Where the string "this" occurs in the material below, report the whole line.

▶ [Available records]

◇ ◇ ◇ ◇ ◇

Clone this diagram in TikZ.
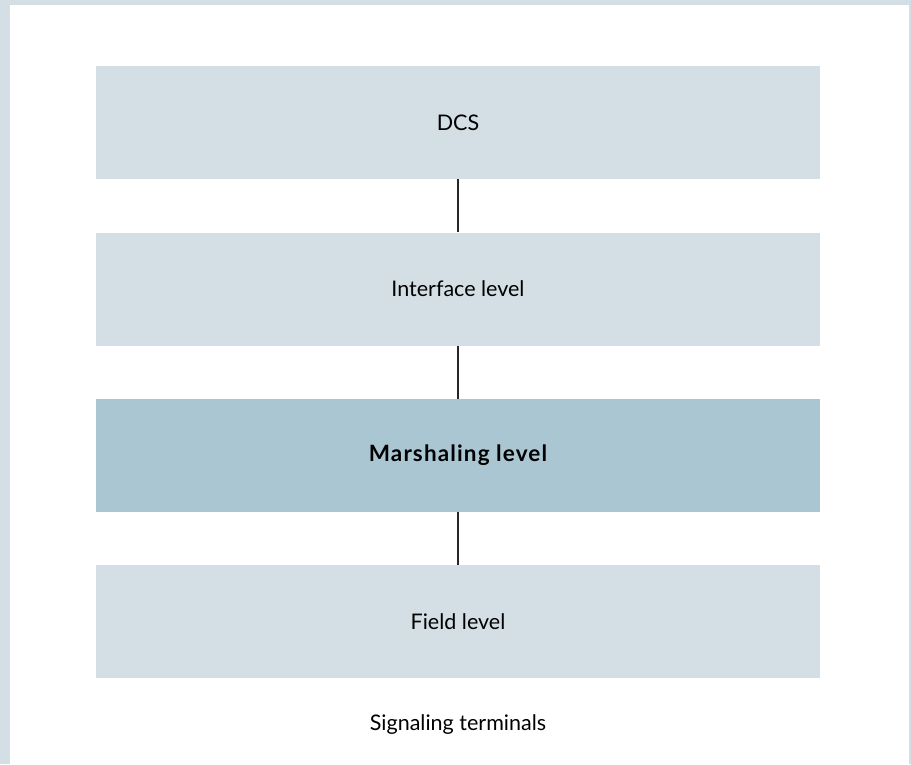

◇ ◇ ◇ ◇ ◇

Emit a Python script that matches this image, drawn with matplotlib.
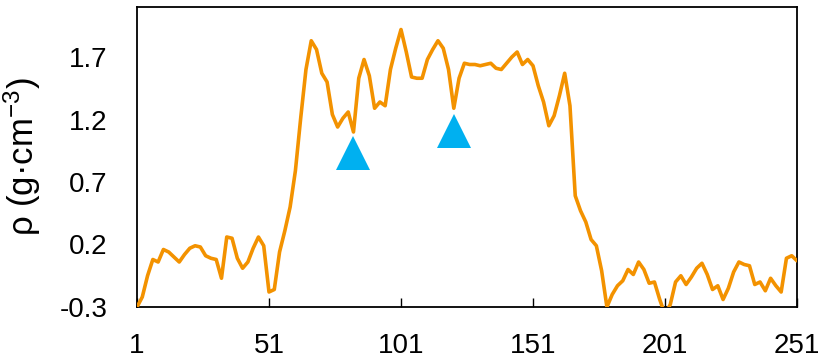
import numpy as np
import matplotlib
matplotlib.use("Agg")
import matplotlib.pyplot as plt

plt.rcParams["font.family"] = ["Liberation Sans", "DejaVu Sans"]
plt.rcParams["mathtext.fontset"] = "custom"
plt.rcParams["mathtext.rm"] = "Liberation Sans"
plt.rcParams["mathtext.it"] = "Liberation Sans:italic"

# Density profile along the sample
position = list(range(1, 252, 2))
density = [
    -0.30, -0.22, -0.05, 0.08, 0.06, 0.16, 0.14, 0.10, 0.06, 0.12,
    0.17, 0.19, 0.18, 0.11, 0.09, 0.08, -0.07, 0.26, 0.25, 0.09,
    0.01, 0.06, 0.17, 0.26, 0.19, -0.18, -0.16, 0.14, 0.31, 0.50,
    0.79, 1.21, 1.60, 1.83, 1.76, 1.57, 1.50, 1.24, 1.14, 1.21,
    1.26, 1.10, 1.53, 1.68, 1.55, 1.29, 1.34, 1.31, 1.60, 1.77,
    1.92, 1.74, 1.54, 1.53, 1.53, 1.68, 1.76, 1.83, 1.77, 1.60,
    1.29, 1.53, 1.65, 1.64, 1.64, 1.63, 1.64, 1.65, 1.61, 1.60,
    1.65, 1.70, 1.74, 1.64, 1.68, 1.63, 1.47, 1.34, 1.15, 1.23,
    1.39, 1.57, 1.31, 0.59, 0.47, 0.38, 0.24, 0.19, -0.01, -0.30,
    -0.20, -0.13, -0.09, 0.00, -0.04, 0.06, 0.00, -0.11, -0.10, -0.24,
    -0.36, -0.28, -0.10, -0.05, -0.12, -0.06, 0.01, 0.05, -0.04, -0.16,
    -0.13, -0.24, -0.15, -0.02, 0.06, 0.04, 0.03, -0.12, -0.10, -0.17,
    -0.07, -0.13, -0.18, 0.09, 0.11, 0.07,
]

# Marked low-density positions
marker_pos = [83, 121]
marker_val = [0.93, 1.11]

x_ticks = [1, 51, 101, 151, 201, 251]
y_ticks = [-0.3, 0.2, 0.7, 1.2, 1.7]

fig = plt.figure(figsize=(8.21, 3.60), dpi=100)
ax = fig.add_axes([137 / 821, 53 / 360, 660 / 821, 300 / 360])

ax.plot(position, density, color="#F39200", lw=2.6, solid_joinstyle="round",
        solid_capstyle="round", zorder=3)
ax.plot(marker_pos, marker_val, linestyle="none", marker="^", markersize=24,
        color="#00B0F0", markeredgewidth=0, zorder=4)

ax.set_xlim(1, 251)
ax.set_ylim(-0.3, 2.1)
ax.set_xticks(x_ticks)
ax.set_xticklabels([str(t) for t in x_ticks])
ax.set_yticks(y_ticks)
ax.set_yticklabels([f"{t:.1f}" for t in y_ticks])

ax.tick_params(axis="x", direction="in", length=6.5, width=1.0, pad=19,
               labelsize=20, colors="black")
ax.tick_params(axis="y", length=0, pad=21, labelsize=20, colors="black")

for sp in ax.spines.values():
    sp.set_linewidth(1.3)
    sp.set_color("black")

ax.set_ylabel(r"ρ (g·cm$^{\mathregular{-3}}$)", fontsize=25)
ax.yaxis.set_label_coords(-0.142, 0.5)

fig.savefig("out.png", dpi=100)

◇ ◇ ◇ ◇ ◇

▶ [Response]
Clone this diagram in TikZ.
Emit a Python script that matches this image, drawn with matplotlib.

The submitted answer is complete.